Appellant pleaded guilty to second-degree intentional murder for shooting and killing a man after a verbal argument and physical altercation at a mall. Appellant and the victim were at a mall and started arguing after the victim cut in front of Appellant in a line. The victim kicked Appellant, the two fought and the victim punched Appellant, and Appellant drew his licensed firearm and shot at the victim 15 times. Appellant walked away, then returned and shot the victim again. The court denied Appellant’s motion for a downward durational sentencing departure and sentenced him within the guideline range. The Court of Appeals finds the district court did not abuse its discretion when it denied Appellant’s departure request. A downward durational departure is permitted only if there are identifiable, substantial, and compelling circumstances showing the defendant’s conduct was significantly less serious than that typically involved in the commission of the offense. A district court errs in refusing to grant a departure if it fails to consider legitimate and significant reasons for the departure. Here, Appellant argues the district court focused only on weighing a lack of a valid self-defense claim against a genuine display of remorse, and failed to consider that his crime was significantly less serious than typical, because the victim was the aggressor, that his actions were consistent with a heat-of-passion killing, and that his mental health issues mitigated the seriousness of the offense. Based on Appellant’s sentencing pleadings and the district court’s order, the Court of Appeals is satisfied that the district court did, in fact, consider and reject Appellant’s proffered grounds for a departure. The district court’s sentence is affirmed. State v. Musse, A22-0121, 2022 WL 9627205 (Minn. Ct. App. Oct. 17, 2022).

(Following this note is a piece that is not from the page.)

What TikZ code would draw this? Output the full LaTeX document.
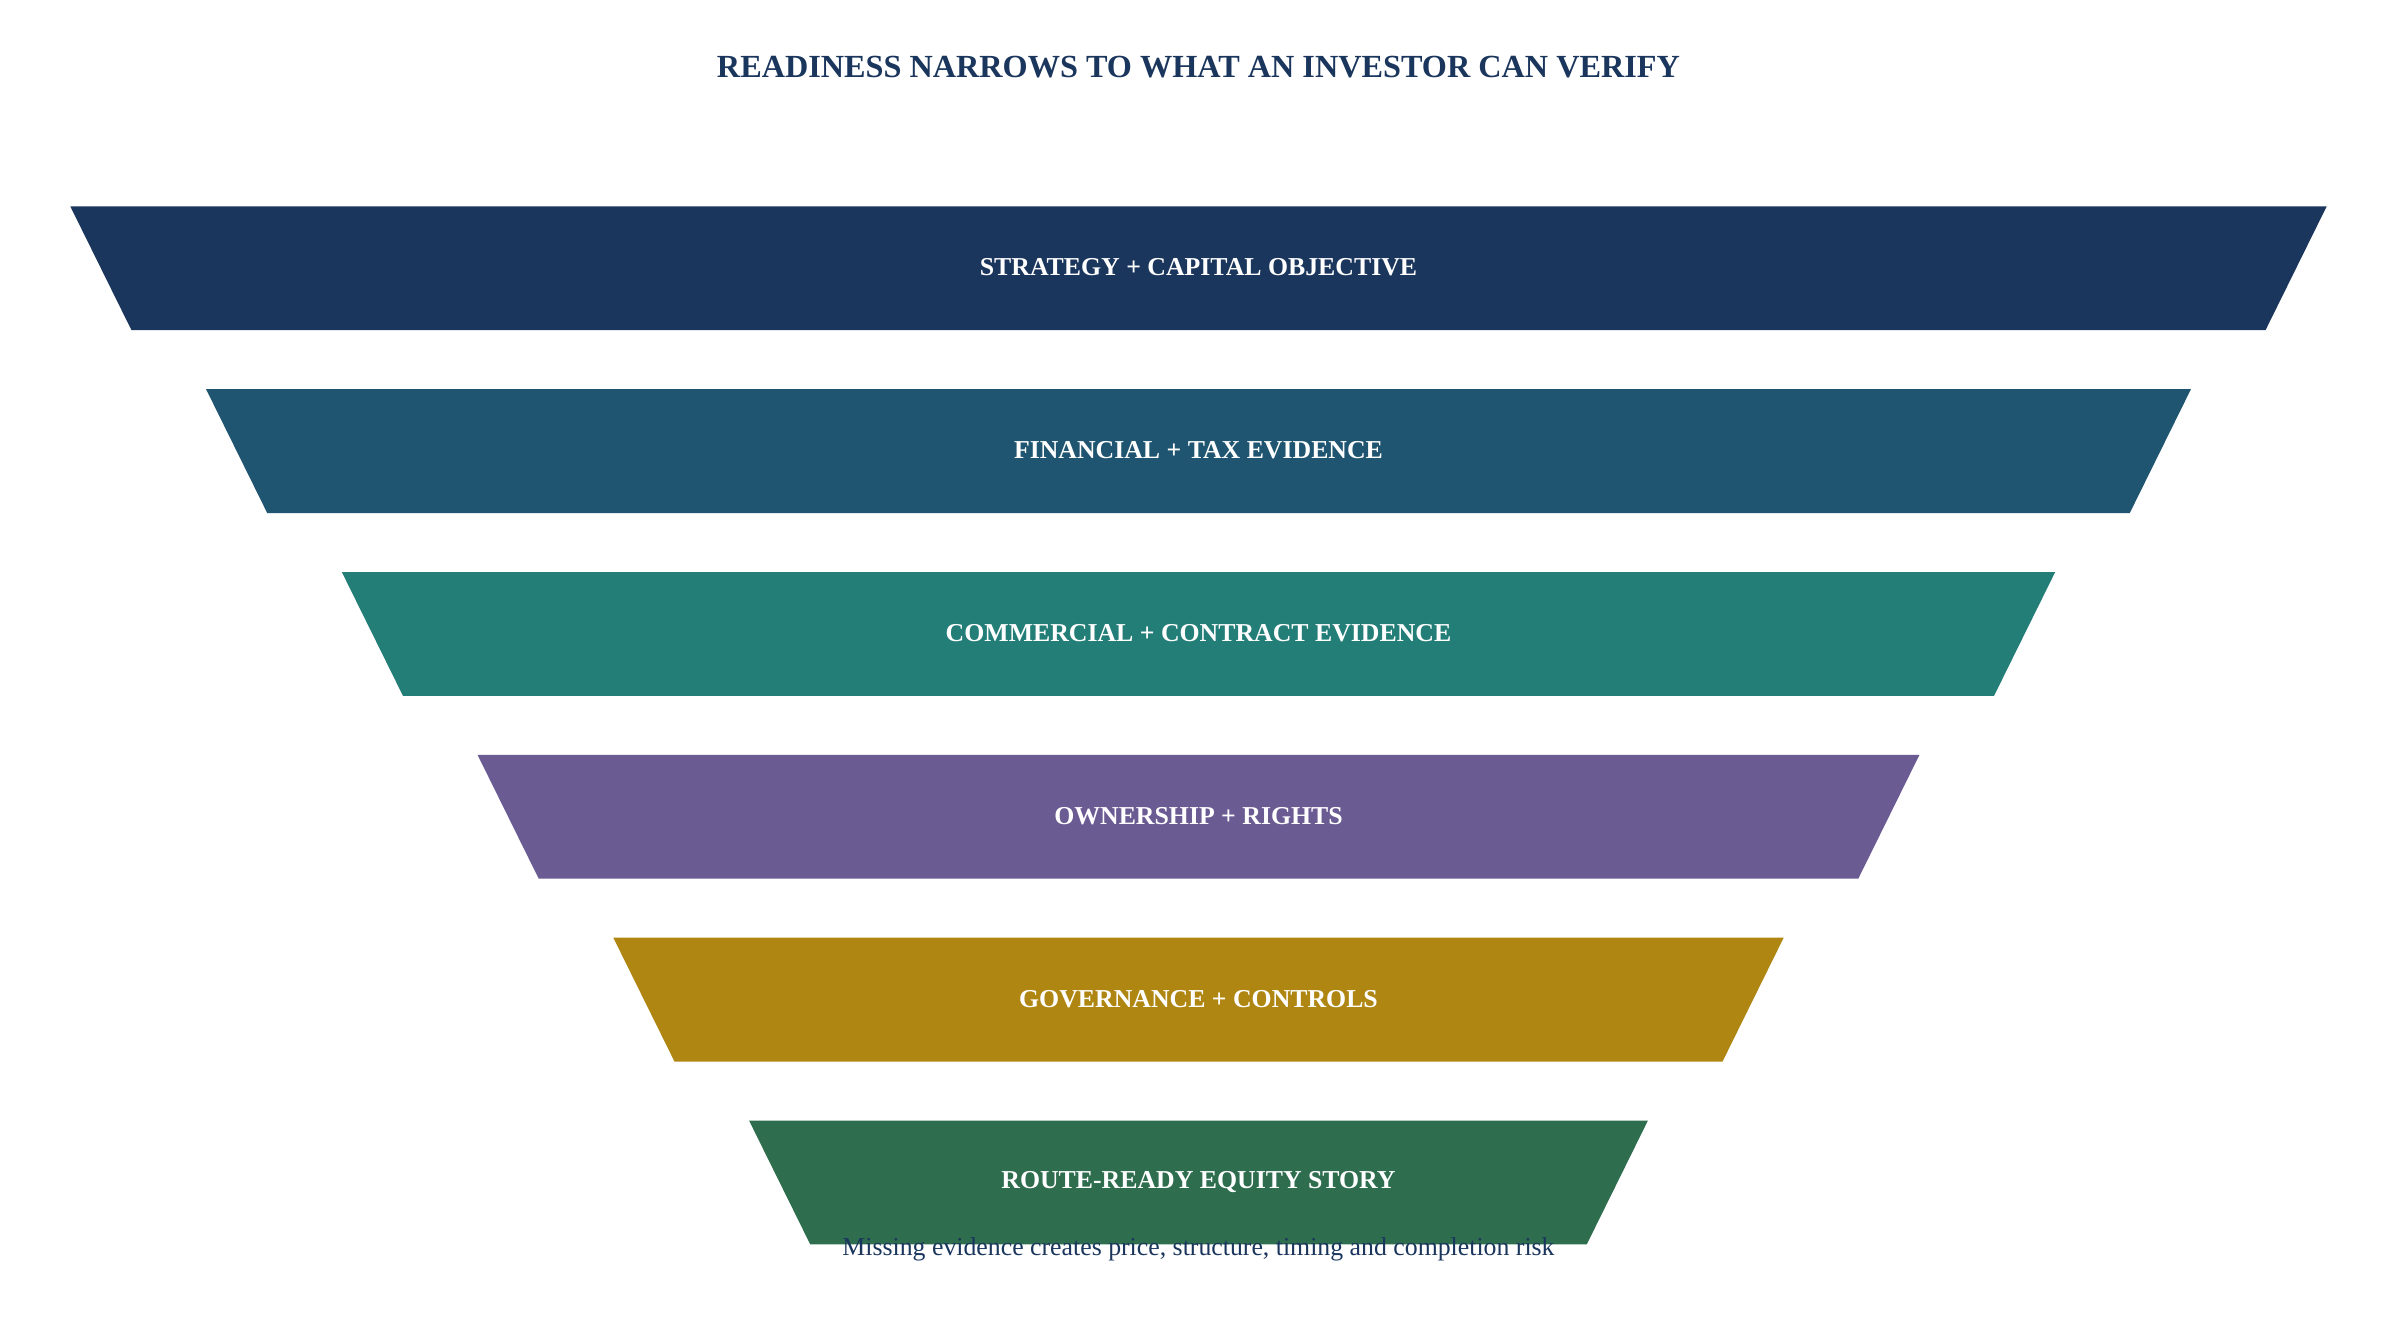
\documentclass[tikz,border=0pt]{standalone}
\usepackage{fontspec}
\setmainfont{Liberation Serif}
\definecolor{navy}{HTML}{1B365D}
\definecolor{petrol}{HTML}{1F5570}
\definecolor{teal}{HTML}{247E78}
\definecolor{plum}{HTML}{6B5B93}
\definecolor{ochre}{HTML}{B08613}
\definecolor{forest}{HTML}{2E6E4F}
\begin{document}
\begin{tikzpicture}[x=0.025cm, y=-0.025cm, band label/.style={text=white, font=\fontsize{12}{14}\selectfont\bfseries}]
\useasboundingbox (0,0) rectangle (1568,878);
\node[text=navy, font=\fontsize{15}{18}\selectfont\bfseries] (title) at (784,44) {READINESS NARROWS TO WHAT AN INVESTOR CAN VERIFY};
\foreach \i/\col/\txt in {0/navy/STRATEGY + CAPITAL OBJECTIVE, 1/petrol/FINANCIAL + TAX EVIDENCE, 2/teal/COMMERCIAL + CONTRACT EVIDENCE, 3/plum/OWNERSHIP + RIGHTS, 4/ochre/GOVERNANCE + CONTROLS, 5/forest/ROUTE-READY EQUITY STORY}{
  \pgfmathsetmacro{\yt}{135+119.6*\i}
  \pgfmathsetmacro{\xl}{46+88.8*\i}
  \pgfmathsetmacro{\xr}{1522-88.8*\i}
  \fill[\col] (\xl,\yt) -- (\xr,\yt) -- (\xr-40,\yt+81) -- (\xl+40,\yt+81) -- cycle;
  \node[band label] (band\i) at (784,\yt+40) {\txt};
}
\node[text=navy, font=\fontsize{12}{14}\selectfont] (note) at (784,817) {Missing evidence creates price, structure, timing and completion risk};
\end{tikzpicture}
\end{document}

RESTITUTION: DISTRICT COURT IN POSTCONVICTION PROCEEDINGS MAY ORDER THE REFUND OF RESTITUTION PAID AS PART OF A SENTENCE FOR A CONVICTION THAT IS LATER VACATED

Appellant was convicted of coercion (threat to expose a secret or disgrace) and was ordered to pay restitution. In a postconviction proceeding, her conviction and sentence were vacated, but the district court denied Appellant’s request for a refund of restitution payments made. The Court of Appeals affirmed and determined the Minnesota Incarceration and Exoneration Remedies Act (MIERA) provided the only procedures for Appellant to receive a refund of restitution. In Nelson v. Colorado, 137 S. Ct. 1249, 1252 (2017), the U.S. Supreme Court held that “[w]hen a criminal conviction is invalidated by a reviewing court and no retrial will occur,… the State [is] obliged to refund fees, court costs, and restitution exacted from the defendant upon, and as a consequence of, the conviction.” The U.S. Supreme Court found Colorado’s Exoneration Act did not comport with the Fourteenth Amendment, because the act imposed “more than minimal procedures on the refund of exactions dependent upon a conviction subsequently invalidated.” Id. at 1258.
The Minnesota Supreme Court does not decide whether there is a constitutional right to a refund of restitution, finding that the postconviction statute itself permits a district court to order a refund. A convicted person may petition the district court “to vacate and set aside the judgment and to discharge the petitioner or to resentence the petitioner or grant a new trial or correct the sentence or make other disposition as may be appropriate.” Minn. Stat. § 590.01, subd. 1 (emphasis added). The Court finds that this language grants a district court the authority to grant a remedy such as the refund of restitution a petitioner paid because of a conviction that is later invalidated. Such a disposition is appropriate, as it returns the parties to the positions they were in before the judgment. The case is remanded to the district court to determine the proper amount of any refund due to Appellant. Byington v. State, A20-1441, 2022 WL 14701093 (Minn. Oct. 26, 2022).